Stored items from a collection:

········

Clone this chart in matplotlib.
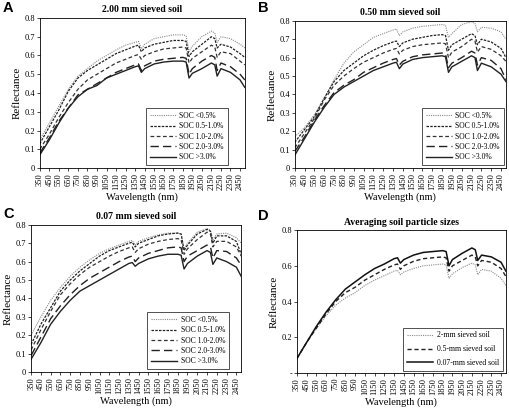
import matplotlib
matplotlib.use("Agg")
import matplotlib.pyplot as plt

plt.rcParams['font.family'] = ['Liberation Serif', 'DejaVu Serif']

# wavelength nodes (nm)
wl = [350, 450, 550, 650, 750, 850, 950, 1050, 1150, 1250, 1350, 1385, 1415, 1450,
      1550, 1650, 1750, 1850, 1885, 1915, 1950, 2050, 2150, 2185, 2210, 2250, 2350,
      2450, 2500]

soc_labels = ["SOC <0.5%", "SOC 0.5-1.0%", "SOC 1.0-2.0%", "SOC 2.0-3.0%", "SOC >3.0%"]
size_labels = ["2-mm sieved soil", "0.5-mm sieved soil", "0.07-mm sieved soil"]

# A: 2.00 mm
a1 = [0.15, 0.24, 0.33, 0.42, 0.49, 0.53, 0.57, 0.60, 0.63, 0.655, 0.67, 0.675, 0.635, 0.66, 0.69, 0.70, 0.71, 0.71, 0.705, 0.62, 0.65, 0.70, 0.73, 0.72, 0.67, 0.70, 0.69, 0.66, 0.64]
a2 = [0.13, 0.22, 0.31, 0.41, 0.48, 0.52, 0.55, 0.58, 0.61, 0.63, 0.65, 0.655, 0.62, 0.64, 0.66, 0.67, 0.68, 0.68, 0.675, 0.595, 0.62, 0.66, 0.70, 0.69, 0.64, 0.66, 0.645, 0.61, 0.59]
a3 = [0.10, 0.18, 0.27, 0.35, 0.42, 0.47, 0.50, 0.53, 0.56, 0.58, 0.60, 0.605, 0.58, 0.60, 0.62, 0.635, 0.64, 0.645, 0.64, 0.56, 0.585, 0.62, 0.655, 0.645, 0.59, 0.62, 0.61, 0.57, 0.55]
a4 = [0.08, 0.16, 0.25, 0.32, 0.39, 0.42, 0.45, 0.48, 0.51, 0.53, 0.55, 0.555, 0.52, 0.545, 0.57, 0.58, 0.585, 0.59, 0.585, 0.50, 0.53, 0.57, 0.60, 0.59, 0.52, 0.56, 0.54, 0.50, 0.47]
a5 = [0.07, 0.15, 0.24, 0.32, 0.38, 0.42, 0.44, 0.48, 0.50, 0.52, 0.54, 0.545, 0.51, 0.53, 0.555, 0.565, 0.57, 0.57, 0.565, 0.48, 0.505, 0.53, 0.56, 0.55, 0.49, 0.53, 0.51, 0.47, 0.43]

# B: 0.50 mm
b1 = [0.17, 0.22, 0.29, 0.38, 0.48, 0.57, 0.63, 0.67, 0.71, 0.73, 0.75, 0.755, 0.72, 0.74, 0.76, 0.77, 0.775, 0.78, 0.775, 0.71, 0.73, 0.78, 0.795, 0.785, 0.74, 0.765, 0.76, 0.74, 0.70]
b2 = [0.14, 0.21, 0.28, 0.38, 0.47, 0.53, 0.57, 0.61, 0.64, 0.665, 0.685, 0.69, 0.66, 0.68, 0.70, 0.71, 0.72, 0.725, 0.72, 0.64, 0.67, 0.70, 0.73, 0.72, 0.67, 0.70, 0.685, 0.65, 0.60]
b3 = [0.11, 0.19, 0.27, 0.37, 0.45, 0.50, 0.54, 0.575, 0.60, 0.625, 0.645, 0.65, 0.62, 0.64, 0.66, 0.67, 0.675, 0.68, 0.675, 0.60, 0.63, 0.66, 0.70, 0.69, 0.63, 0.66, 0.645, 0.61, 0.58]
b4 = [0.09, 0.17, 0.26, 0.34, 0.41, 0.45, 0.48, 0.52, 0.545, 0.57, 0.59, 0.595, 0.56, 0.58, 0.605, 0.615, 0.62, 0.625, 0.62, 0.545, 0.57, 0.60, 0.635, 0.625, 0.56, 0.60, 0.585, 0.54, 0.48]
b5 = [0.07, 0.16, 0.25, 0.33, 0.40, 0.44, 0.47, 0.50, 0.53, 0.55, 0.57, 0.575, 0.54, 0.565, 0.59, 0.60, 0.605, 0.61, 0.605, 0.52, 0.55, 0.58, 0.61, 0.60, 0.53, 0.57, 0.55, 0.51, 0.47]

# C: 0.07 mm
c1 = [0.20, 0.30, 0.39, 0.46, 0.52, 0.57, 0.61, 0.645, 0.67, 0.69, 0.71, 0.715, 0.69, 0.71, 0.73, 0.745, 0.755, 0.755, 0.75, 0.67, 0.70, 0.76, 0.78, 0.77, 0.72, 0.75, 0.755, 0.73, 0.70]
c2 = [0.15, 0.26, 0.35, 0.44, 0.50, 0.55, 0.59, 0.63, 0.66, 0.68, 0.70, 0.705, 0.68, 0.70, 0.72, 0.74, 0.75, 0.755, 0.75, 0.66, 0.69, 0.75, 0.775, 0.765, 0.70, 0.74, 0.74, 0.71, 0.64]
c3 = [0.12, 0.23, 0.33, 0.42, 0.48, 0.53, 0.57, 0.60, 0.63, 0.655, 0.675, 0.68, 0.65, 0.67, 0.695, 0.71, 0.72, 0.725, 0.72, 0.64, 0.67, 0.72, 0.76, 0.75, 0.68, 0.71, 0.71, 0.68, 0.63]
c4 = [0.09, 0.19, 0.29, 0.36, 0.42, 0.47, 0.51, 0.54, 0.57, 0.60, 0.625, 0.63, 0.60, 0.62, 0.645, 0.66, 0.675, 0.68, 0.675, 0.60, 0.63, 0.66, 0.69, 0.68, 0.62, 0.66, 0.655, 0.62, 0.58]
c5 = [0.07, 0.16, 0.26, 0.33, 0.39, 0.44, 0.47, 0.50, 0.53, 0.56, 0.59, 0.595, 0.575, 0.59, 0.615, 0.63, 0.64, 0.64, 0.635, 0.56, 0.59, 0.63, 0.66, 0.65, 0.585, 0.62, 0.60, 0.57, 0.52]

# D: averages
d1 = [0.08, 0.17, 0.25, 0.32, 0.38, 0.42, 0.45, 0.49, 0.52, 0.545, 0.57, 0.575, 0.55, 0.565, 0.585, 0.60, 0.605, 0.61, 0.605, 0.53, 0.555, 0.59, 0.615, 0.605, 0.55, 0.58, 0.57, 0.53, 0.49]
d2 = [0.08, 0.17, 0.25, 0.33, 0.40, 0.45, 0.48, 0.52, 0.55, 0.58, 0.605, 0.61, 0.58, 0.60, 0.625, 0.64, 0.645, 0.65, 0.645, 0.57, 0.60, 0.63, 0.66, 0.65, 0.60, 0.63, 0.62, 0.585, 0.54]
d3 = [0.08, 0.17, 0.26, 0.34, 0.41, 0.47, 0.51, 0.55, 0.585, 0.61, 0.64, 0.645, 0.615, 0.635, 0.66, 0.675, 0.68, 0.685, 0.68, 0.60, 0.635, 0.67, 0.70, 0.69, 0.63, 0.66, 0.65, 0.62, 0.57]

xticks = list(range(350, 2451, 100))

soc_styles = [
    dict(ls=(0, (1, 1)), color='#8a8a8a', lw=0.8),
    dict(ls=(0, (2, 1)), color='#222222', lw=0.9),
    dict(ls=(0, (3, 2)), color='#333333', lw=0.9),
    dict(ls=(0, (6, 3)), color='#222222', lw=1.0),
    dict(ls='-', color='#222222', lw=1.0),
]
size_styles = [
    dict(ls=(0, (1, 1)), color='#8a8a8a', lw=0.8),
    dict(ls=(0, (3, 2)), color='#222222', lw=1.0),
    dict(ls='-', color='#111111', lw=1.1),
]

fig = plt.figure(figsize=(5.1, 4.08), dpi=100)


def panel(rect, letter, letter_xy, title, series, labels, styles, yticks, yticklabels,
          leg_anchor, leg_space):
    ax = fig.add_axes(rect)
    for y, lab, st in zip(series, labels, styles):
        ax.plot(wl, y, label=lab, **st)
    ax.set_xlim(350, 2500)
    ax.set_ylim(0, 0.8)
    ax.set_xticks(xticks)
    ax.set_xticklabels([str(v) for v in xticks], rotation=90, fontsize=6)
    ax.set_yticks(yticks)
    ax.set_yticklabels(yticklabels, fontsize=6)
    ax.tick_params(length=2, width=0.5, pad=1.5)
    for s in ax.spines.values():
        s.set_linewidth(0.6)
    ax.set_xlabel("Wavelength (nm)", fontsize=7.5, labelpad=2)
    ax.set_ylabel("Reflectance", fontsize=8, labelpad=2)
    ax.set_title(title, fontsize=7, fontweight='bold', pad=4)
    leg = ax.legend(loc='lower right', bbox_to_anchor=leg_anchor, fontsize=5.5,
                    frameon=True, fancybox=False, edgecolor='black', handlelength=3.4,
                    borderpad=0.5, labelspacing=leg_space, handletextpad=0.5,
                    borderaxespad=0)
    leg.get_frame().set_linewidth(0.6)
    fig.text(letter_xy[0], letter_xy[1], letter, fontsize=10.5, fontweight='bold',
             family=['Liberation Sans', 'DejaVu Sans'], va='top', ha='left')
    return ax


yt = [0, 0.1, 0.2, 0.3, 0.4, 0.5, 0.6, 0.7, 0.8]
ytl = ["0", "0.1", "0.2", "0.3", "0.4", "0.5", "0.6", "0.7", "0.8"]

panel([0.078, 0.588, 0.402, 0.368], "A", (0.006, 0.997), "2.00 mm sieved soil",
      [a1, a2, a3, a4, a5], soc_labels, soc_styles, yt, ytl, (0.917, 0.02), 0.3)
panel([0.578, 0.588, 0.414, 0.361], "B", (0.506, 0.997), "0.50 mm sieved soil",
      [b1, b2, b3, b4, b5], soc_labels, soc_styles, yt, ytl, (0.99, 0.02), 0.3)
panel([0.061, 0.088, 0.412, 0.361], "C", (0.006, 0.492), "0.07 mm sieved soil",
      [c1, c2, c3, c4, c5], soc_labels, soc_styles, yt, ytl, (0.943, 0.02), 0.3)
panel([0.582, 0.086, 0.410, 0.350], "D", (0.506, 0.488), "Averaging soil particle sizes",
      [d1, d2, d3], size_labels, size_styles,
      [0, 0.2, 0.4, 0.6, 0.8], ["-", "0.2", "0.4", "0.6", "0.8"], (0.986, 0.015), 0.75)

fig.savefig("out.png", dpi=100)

········

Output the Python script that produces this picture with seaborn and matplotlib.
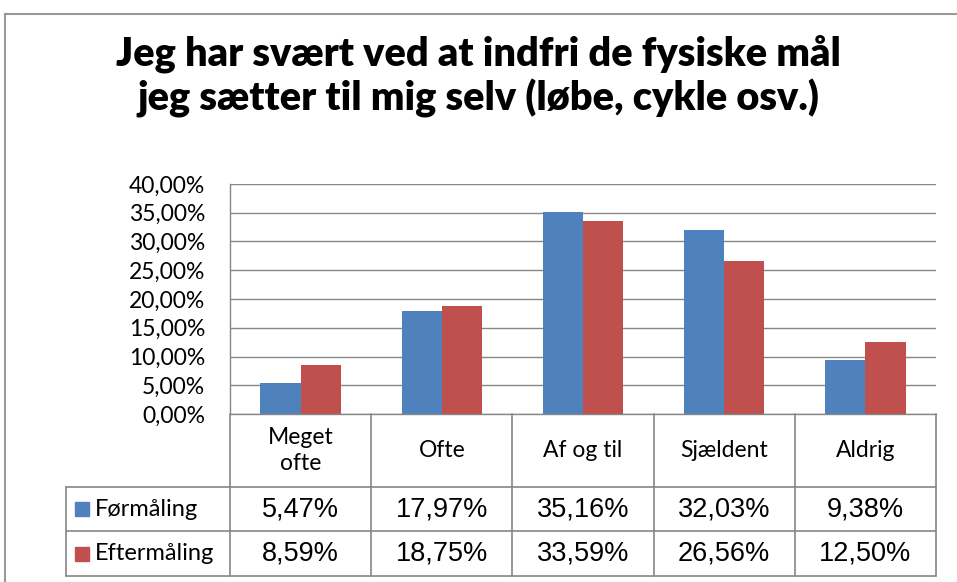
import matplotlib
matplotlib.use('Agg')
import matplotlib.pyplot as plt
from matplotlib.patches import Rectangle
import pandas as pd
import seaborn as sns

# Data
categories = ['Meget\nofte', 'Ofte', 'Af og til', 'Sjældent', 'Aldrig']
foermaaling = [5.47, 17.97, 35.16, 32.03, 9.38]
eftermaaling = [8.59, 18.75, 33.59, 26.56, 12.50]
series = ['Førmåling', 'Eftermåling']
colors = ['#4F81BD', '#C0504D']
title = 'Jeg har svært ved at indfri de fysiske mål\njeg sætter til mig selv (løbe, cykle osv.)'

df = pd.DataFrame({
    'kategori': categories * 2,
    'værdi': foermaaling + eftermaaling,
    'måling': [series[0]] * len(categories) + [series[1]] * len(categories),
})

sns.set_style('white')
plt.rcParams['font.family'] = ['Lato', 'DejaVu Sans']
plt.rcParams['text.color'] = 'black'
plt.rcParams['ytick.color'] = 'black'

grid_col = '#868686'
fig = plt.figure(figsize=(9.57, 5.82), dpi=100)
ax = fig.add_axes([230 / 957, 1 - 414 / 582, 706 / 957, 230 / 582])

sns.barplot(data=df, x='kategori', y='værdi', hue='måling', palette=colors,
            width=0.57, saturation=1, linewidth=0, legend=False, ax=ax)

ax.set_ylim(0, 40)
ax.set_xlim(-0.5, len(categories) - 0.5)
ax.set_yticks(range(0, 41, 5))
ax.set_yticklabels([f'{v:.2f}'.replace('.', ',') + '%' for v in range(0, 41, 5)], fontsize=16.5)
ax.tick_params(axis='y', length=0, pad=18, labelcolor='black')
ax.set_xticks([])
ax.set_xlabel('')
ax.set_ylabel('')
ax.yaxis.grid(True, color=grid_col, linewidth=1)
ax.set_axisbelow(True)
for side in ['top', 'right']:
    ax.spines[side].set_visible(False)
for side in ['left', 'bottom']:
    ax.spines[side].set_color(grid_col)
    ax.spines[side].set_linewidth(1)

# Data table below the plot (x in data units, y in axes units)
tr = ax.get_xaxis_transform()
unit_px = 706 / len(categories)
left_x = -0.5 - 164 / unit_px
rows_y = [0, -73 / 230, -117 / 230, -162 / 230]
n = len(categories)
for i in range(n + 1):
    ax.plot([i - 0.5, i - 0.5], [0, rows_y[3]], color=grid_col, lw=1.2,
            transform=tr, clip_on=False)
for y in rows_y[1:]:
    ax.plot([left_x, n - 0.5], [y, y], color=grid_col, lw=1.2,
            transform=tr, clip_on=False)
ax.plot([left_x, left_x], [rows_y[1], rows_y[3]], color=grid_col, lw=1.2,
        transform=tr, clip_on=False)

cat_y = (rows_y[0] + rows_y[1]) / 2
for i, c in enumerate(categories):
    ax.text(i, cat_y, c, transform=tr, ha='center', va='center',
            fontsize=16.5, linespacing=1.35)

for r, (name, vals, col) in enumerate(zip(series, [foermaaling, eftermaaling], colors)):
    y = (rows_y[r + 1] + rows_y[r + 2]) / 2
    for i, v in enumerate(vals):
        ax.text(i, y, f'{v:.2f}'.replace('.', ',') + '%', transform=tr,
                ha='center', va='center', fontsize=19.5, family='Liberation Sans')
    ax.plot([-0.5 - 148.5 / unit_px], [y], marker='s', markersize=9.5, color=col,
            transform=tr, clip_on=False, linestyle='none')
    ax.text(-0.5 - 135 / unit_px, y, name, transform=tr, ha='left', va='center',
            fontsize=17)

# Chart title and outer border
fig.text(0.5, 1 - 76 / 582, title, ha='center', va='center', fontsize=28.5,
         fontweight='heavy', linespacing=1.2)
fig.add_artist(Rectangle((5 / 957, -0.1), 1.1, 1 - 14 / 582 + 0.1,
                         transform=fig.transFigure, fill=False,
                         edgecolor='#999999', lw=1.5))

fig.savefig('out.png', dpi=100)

········

Problem description: Repeat only the lines from the one with "Output the Python" down to the one with "import seaborn as sns", word for word and both included, and leave the pictures out.

Task answer:
Output the Python script that produces this picture with seaborn and matplotlib.
import matplotlib
matplotlib.use('Agg')
import matplotlib.pyplot as plt
from matplotlib.patches import Rectangle
import pandas as pd
import seaborn as sns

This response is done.